INSTRUCTION: All of the data should be output character for character, except the pictures.

>> Start DATASET SECTION

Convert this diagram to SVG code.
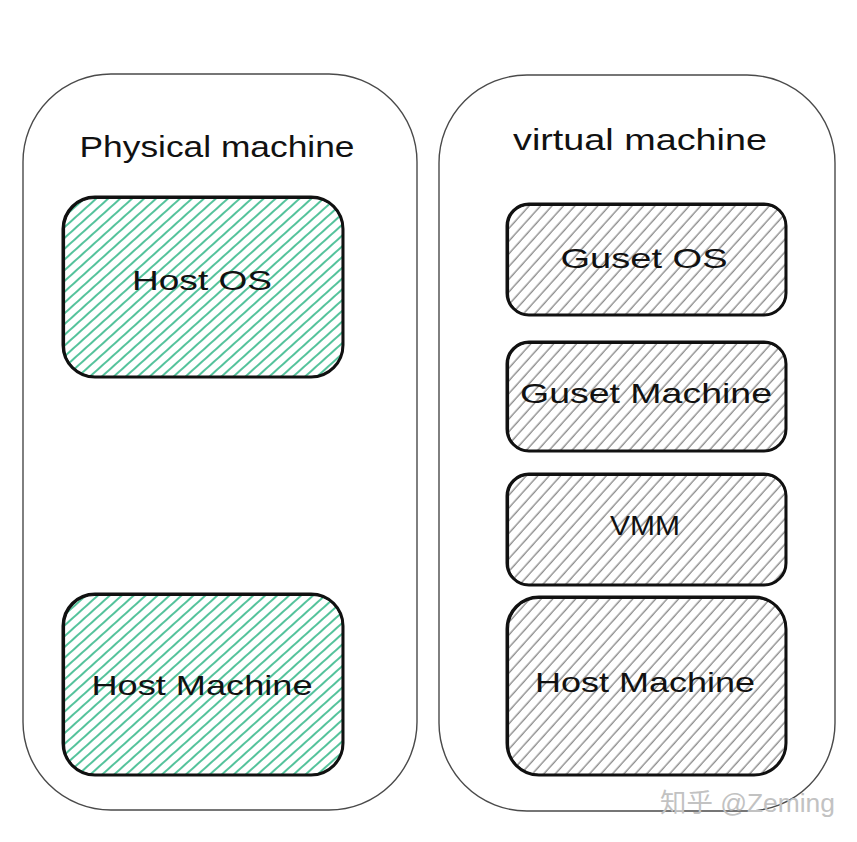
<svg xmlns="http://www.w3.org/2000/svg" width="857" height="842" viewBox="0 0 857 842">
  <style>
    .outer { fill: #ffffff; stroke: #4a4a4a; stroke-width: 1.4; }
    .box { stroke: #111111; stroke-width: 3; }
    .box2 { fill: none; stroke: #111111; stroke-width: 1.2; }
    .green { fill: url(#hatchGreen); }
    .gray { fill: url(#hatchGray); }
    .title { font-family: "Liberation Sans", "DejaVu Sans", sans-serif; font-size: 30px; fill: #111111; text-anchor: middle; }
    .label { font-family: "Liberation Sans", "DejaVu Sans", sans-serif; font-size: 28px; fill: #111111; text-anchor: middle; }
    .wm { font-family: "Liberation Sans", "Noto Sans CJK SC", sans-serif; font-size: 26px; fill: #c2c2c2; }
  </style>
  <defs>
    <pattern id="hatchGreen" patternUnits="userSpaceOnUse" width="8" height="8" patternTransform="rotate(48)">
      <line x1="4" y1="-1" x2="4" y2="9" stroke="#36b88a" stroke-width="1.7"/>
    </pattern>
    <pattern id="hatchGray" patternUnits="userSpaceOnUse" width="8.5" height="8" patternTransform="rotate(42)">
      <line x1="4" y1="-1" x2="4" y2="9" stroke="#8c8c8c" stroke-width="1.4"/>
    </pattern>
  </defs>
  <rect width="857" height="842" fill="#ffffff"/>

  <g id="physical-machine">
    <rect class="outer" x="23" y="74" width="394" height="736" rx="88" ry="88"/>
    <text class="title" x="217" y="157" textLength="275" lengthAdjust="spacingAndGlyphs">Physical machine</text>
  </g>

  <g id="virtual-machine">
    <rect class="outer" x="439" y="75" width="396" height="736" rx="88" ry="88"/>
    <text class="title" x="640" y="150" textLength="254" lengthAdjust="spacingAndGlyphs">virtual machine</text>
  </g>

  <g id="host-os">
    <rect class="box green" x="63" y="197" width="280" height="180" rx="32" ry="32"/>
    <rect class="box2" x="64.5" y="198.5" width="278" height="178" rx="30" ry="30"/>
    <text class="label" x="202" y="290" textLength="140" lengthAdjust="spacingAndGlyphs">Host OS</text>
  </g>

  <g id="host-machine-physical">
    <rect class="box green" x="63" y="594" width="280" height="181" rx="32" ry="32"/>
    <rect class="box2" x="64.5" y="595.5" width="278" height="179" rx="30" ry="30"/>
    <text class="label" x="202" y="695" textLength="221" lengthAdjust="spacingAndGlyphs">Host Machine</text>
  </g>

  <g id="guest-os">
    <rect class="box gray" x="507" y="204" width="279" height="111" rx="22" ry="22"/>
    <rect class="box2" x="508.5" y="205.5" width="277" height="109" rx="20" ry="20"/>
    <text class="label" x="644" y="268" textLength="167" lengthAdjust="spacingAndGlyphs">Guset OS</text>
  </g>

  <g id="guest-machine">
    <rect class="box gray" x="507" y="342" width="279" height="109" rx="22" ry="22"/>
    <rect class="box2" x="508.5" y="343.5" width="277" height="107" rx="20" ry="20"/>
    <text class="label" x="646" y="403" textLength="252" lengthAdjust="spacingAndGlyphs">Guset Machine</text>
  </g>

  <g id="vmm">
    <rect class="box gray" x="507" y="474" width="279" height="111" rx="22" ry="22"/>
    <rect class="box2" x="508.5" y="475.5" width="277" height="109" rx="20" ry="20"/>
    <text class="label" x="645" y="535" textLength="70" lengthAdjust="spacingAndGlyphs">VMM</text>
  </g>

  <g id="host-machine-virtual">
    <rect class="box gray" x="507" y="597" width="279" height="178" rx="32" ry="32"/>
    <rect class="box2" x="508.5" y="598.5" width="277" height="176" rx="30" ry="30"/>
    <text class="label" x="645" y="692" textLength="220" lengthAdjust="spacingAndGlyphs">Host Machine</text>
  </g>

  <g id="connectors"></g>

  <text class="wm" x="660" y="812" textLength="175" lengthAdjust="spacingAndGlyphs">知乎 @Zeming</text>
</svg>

>> End DATASET SECTION

REPLY TO THE EXERCISE:
Convert this diagram to SVG code.
<svg xmlns="http://www.w3.org/2000/svg" width="857" height="842" viewBox="0 0 857 842">
  <style>
    .outer { fill: #ffffff; stroke: #4a4a4a; stroke-width: 1.4; }
    .box { stroke: #111111; stroke-width: 3; }
    .box2 { fill: none; stroke: #111111; stroke-width: 1.2; }
    .green { fill: url(#hatchGreen); }
    .gray { fill: url(#hatchGray); }
    .title { font-family: "Liberation Sans", "DejaVu Sans", sans-serif; font-size: 30px; fill: #111111; text-anchor: middle; }
    .label { font-family: "Liberation Sans", "DejaVu Sans", sans-serif; font-size: 28px; fill: #111111; text-anchor: middle; }
    .wm { font-family: "Liberation Sans", "Noto Sans CJK SC", sans-serif; font-size: 26px; fill: #c2c2c2; }
  </style>
  <defs>
    <pattern id="hatchGreen" patternUnits="userSpaceOnUse" width="8" height="8" patternTransform="rotate(48)">
      <line x1="4" y1="-1" x2="4" y2="9" stroke="#36b88a" stroke-width="1.7"/>
    </pattern>
    <pattern id="hatchGray" patternUnits="userSpaceOnUse" width="8.5" height="8" patternTransform="rotate(42)">
      <line x1="4" y1="-1" x2="4" y2="9" stroke="#8c8c8c" stroke-width="1.4"/>
    </pattern>
  </defs>
  <rect width="857" height="842" fill="#ffffff"/>

  <g id="physical-machine">
    <rect class="outer" x="23" y="74" width="394" height="736" rx="88" ry="88"/>
    <text class="title" x="217" y="157" textLength="275" lengthAdjust="spacingAndGlyphs">Physical machine</text>
  </g>

  <g id="virtual-machine">
    <rect class="outer" x="439" y="75" width="396" height="736" rx="88" ry="88"/>
    <text class="title" x="640" y="150" textLength="254" lengthAdjust="spacingAndGlyphs">virtual machine</text>
  </g>

  <g id="host-os">
    <rect class="box green" x="63" y="197" width="280" height="180" rx="32" ry="32"/>
    <rect class="box2" x="64.5" y="198.5" width="278" height="178" rx="30" ry="30"/>
    <text class="label" x="202" y="290" textLength="140" lengthAdjust="spacingAndGlyphs">Host OS</text>
  </g>

  <g id="host-machine-physical">
    <rect class="box green" x="63" y="594" width="280" height="181" rx="32" ry="32"/>
    <rect class="box2" x="64.5" y="595.5" width="278" height="179" rx="30" ry="30"/>
    <text class="label" x="202" y="695" textLength="221" lengthAdjust="spacingAndGlyphs">Host Machine</text>
  </g>

  <g id="guest-os">
    <rect class="box gray" x="507" y="204" width="279" height="111" rx="22" ry="22"/>
    <rect class="box2" x="508.5" y="205.5" width="277" height="109" rx="20" ry="20"/>
    <text class="label" x="644" y="268" textLength="167" lengthAdjust="spacingAndGlyphs">Guset OS</text>
  </g>

  <g id="guest-machine">
    <rect class="box gray" x="507" y="342" width="279" height="109" rx="22" ry="22"/>
    <rect class="box2" x="508.5" y="343.5" width="277" height="107" rx="20" ry="20"/>
    <text class="label" x="646" y="403" textLength="252" lengthAdjust="spacingAndGlyphs">Guset Machine</text>
  </g>

  <g id="vmm">
    <rect class="box gray" x="507" y="474" width="279" height="111" rx="22" ry="22"/>
    <rect class="box2" x="508.5" y="475.5" width="277" height="109" rx="20" ry="20"/>
    <text class="label" x="645" y="535" textLength="70" lengthAdjust="spacingAndGlyphs">VMM</text>
  </g>

  <g id="host-machine-virtual">
    <rect class="box gray" x="507" y="597" width="279" height="178" rx="32" ry="32"/>
    <rect class="box2" x="508.5" y="598.5" width="277" height="176" rx="30" ry="30"/>
    <text class="label" x="645" y="692" textLength="220" lengthAdjust="spacingAndGlyphs">Host Machine</text>
  </g>

  <g id="connectors"></g>

  <text class="wm" x="660" y="812" textLength="175" lengthAdjust="spacingAndGlyphs">知乎 @Zeming</text>
</svg>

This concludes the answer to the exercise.